I don’t know where men
get the idea that women want them to reek of designer fragrances. I’m very much
one woman who doesn’t want them reeking of anything. I mean, if their hair
smells recently shampooed, that’s nice, and if they smell faintly of soap, that’s
nice too, but the only thing more obnoxious to me than a man reeks of the Paco
Rabanne aftershave in which he’s slathered himself is a man who reeks of
cigarettes. Robert Duvall’s character in Apocalypse
Now might have liked the smell of napalm in the morning, but I hate the
smell of impending emphysema any time of day or night.
I’ve been smelling
lots of men since the last of my surgeries because, with Internet dating been such a disappointment (no one sends a photo of himself less than 15 years old!), I’ve seized the day and taken to going with one or another of
the younger gals from the office to bars where single people meet. The Honduran
surgeons (I was supposed to have the work done domestically on my salary?)
exceeded my wildest expectations, and everybody seems to agree that I’m
incredibly hot not just for 51, but for any age. One of the gals, Trycia, has
said she won’t go trouser-chasing (the female equivalent of guys’

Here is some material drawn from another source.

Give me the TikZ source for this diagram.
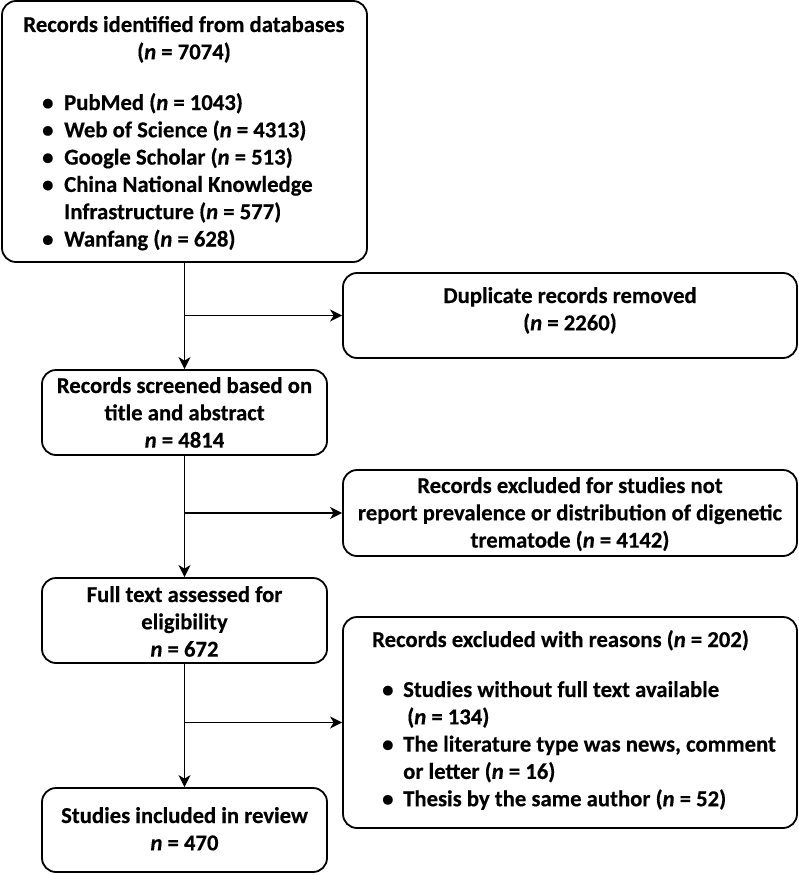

skirt-chasing, you see) with me anymore because I was the one getting all the
attention the last two times. She was especially disgruntled last Friday night,
when I took home not just one, but a pair of hunkboats in their early 30s — her
age — while she wound up going home alone. When I suggested — very
diplomatically, it seemed to me, at least — that she might want to visit
Honduras herself some time, I could see she wanted to say something snide and
hurtful about my age, but I guess she also wanted to remain employed, so she
just blurted something about needing to get home to her dog, and left. Her
stool remained vacant for around four milliseconds.
I don’t lie about my
age, and won’t pretend that a couple of my, well, conquests haven’t been a bit
discombobulated to discover that I’m actually much older than I’ve come to
appear. Only last week this very attractive account executive I took home from
Lucki’s went pale when I mused that I was old enough to be his mother. He was
out of bed and half-dressed in less time than it had taken Trycia’s stool to be
claimed. It was as though he’d discovered that I’m a guy, as, between you and
me, I used to be, what seems a lifetime ago. I just laughed, secure in the
knowledge that I’d find someone just as cute or cuter the next night. And I
did, another duo.
I’m amazed by the
number of guys who imagine some variation on “You’re really beautiful” to be an
effective opening gambit. It isn’t. It’s a waste of time, or at least used to
be. I would always smile and say, “Thank you,” or, “How kind of you,” which
left us squarely still on Square 1. Lately, though, I’ve taken to saying, “Yes,
darling, I know,” which turns out to be quite an effective separator of wheat from
chaff. Should my prospective seducer smirk and say, for instance, “And modest
too!” I’ll surmise he probably imagines it witty to repeat catchphrases from
television sitcoms, and will find something interesting to look at over his
shoulder until he reads the writing on the wall and shuffles off with his tail
between his legs.
As a young man (in my
earlier, pre-transition, life), I was greatly saddened to read that Sammy Davis
Jr. had literally bathed in Aramis, presumably to minimise the danger of a white
person accusing him of not smelling nice. How cruelly ironic that potbellied rednecks
with sopping underarms should imagine themselves more naturally fragrant than someone
as talented as Sam. It's always those lacking any trace of
stylishness themselves who most loudly ridicule those in mullets or Crocs.